%%
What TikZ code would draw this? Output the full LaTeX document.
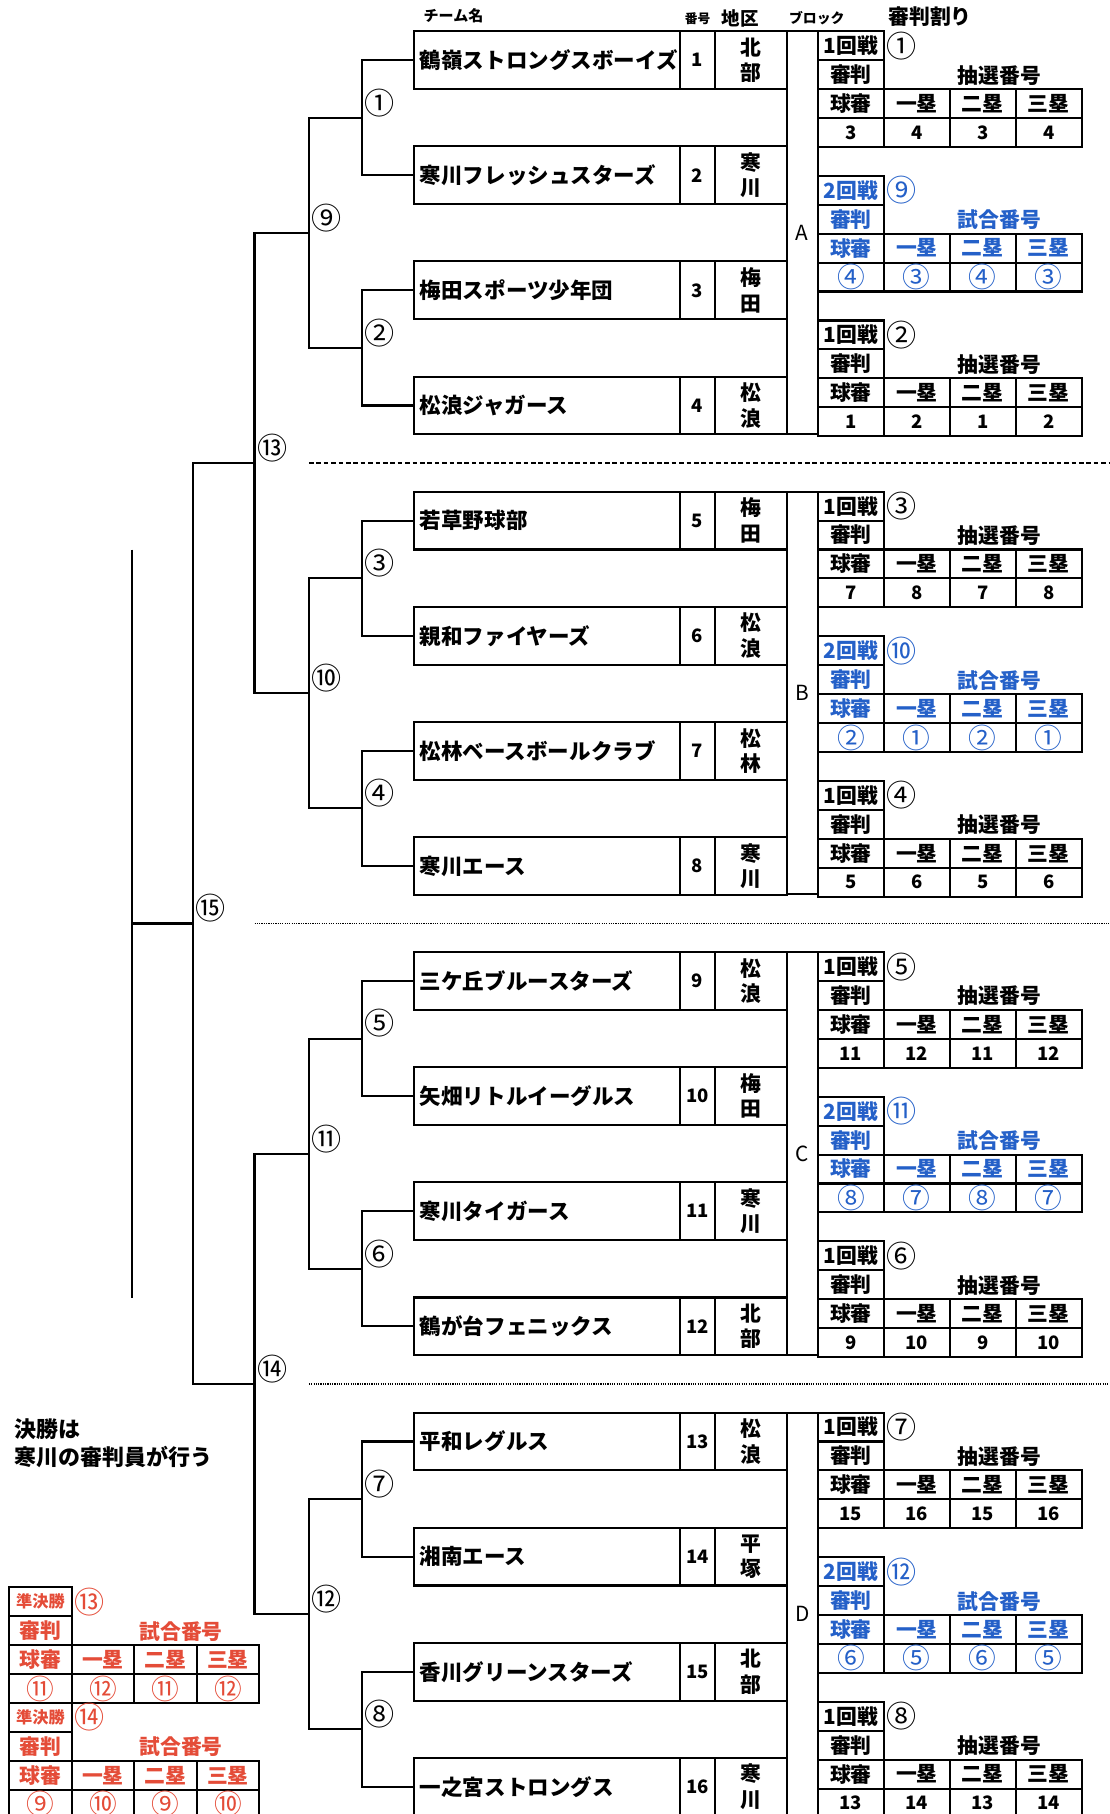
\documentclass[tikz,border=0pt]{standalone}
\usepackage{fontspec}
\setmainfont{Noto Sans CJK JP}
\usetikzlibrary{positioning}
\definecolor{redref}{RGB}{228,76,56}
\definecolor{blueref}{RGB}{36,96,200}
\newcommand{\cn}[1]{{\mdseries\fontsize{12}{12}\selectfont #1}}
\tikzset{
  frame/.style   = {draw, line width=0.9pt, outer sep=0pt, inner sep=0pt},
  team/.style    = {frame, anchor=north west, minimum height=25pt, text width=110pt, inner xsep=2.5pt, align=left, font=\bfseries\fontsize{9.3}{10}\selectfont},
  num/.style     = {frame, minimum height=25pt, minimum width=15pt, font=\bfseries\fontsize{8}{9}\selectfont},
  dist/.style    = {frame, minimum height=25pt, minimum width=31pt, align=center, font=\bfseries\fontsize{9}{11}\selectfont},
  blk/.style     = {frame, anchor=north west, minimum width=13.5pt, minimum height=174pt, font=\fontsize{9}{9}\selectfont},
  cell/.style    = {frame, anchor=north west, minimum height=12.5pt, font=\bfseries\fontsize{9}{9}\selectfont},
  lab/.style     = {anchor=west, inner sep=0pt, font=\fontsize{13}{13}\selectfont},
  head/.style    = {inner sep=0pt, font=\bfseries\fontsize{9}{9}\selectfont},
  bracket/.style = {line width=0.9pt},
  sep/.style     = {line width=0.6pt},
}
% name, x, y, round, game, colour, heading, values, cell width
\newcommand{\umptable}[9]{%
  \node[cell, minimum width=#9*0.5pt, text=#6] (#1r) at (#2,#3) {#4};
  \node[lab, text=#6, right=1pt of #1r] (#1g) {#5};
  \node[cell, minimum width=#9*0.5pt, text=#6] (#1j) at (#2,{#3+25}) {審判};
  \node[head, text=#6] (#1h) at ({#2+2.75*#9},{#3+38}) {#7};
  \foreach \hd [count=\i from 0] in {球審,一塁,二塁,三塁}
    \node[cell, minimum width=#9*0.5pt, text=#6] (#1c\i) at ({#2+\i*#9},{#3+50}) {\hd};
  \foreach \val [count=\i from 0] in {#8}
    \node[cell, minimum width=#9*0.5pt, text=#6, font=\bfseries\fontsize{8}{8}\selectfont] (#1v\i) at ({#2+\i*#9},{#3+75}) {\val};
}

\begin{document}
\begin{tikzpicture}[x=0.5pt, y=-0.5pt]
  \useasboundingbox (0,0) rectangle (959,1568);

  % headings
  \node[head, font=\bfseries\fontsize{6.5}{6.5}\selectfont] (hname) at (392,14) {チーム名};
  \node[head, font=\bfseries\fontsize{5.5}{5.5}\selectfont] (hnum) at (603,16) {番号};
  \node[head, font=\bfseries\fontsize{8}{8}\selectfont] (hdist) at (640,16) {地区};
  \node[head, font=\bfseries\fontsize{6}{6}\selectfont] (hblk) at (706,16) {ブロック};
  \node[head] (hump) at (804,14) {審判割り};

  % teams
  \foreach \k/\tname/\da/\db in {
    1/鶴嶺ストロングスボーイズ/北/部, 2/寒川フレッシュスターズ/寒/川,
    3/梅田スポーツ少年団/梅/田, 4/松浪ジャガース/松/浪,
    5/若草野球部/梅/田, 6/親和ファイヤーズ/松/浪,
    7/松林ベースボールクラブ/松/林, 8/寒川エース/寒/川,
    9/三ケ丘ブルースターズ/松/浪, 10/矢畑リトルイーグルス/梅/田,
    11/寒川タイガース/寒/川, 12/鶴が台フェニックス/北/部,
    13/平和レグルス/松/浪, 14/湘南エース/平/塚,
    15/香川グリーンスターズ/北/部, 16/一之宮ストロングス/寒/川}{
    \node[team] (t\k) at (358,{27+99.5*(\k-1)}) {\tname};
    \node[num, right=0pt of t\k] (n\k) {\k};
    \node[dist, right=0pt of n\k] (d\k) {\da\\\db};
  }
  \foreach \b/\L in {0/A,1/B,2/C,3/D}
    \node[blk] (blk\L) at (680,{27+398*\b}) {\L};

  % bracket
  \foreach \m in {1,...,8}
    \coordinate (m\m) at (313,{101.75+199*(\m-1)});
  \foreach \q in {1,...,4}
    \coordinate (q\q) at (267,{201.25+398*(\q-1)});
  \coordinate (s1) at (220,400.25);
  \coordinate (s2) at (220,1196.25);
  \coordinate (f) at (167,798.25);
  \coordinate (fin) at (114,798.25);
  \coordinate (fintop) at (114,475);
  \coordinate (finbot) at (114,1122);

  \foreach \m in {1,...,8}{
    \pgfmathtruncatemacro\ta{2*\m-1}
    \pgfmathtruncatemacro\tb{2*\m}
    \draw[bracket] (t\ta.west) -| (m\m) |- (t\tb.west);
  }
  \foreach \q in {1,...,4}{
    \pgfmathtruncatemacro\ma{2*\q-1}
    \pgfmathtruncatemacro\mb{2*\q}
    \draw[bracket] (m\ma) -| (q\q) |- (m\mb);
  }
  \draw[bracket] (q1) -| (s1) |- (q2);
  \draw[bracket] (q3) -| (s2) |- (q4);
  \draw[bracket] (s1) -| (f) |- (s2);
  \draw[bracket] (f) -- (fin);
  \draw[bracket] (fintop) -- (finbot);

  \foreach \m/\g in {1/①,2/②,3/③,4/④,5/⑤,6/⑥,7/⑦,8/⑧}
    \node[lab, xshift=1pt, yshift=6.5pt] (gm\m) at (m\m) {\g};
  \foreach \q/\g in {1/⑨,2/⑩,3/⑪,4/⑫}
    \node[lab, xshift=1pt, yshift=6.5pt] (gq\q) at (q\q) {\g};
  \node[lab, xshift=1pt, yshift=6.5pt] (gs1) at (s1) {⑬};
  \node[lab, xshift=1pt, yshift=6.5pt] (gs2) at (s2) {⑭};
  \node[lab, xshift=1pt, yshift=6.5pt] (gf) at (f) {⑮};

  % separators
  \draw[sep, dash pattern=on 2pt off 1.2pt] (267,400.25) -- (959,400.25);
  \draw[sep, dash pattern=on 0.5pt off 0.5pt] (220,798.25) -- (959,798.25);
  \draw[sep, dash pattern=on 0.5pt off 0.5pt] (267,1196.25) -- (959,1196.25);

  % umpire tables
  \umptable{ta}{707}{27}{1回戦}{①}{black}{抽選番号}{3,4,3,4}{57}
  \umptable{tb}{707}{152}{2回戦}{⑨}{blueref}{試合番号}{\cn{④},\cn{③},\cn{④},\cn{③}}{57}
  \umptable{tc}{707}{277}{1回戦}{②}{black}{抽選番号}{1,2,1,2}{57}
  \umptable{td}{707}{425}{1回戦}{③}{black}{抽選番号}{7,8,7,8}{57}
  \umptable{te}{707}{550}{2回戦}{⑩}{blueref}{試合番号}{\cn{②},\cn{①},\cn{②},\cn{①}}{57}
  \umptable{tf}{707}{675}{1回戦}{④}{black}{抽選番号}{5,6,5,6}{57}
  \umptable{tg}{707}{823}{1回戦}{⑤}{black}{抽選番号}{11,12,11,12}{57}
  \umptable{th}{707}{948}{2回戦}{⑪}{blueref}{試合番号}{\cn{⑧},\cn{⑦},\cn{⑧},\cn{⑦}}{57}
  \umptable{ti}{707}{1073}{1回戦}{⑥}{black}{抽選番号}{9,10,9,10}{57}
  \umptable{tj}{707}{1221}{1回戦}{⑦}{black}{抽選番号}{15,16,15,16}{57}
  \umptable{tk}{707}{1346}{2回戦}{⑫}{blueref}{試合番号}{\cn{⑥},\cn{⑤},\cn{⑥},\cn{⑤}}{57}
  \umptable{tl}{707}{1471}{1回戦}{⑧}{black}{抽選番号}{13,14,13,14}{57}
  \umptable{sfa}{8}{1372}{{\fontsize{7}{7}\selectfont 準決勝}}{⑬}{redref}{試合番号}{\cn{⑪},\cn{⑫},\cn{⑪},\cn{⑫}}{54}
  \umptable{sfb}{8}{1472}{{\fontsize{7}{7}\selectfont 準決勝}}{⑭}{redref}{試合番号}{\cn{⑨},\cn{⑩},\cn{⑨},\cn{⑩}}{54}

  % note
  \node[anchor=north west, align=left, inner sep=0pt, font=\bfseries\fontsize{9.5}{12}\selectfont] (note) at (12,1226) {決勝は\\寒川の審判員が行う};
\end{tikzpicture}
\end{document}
%%
Reproduce only the lines from the beginning of the data through the line that contains "(0,0) rectangle (959,1568);", both included, and please drop the pictures.

What TikZ code would draw this? Output the full LaTeX document.
\documentclass[tikz,border=0pt]{standalone}
\usepackage{fontspec}
\setmainfont{Noto Sans CJK JP}
\usetikzlibrary{positioning}
\definecolor{redref}{RGB}{228,76,56}
\definecolor{blueref}{RGB}{36,96,200}
\newcommand{\cn}[1]{{\mdseries\fontsize{12}{12}\selectfont #1}}
\tikzset{
  frame/.style   = {draw, line width=0.9pt, outer sep=0pt, inner sep=0pt},
  team/.style    = {frame, anchor=north west, minimum height=25pt, text width=110pt, inner xsep=2.5pt, align=left, font=\bfseries\fontsize{9.3}{10}\selectfont},
  num/.style     = {frame, minimum height=25pt, minimum width=15pt, font=\bfseries\fontsize{8}{9}\selectfont},
  dist/.style    = {frame, minimum height=25pt, minimum width=31pt, align=center, font=\bfseries\fontsize{9}{11}\selectfont},
  blk/.style     = {frame, anchor=north west, minimum width=13.5pt, minimum height=174pt, font=\fontsize{9}{9}\selectfont},
  cell/.style    = {frame, anchor=north west, minimum height=12.5pt, font=\bfseries\fontsize{9}{9}\selectfont},
  lab/.style     = {anchor=west, inner sep=0pt, font=\fontsize{13}{13}\selectfont},
  head/.style    = {inner sep=0pt, font=\bfseries\fontsize{9}{9}\selectfont},
  bracket/.style = {line width=0.9pt},
  sep/.style     = {line width=0.6pt},
}
% name, x, y, round, game, colour, heading, values, cell width
\newcommand{\umptable}[9]{%
  \node[cell, minimum width=#9*0.5pt, text=#6] (#1r) at (#2,#3) {#4};
  \node[lab, text=#6, right=1pt of #1r] (#1g) {#5};
  \node[cell, minimum width=#9*0.5pt, text=#6] (#1j) at (#2,{#3+25}) {審判};
  \node[head, text=#6] (#1h) at ({#2+2.75*#9},{#3+38}) {#7};
  \foreach \hd [count=\i from 0] in {球審,一塁,二塁,三塁}
    \node[cell, minimum width=#9*0.5pt, text=#6] (#1c\i) at ({#2+\i*#9},{#3+50}) {\hd};
  \foreach \val [count=\i from 0] in {#8}
    \node[cell, minimum width=#9*0.5pt, text=#6, font=\bfseries\fontsize{8}{8}\selectfont] (#1v\i) at ({#2+\i*#9},{#3+75}) {\val};
}

\begin{document}
\begin{tikzpicture}[x=0.5pt, y=-0.5pt]
  \useasboundingbox (0,0) rectangle (959,1568);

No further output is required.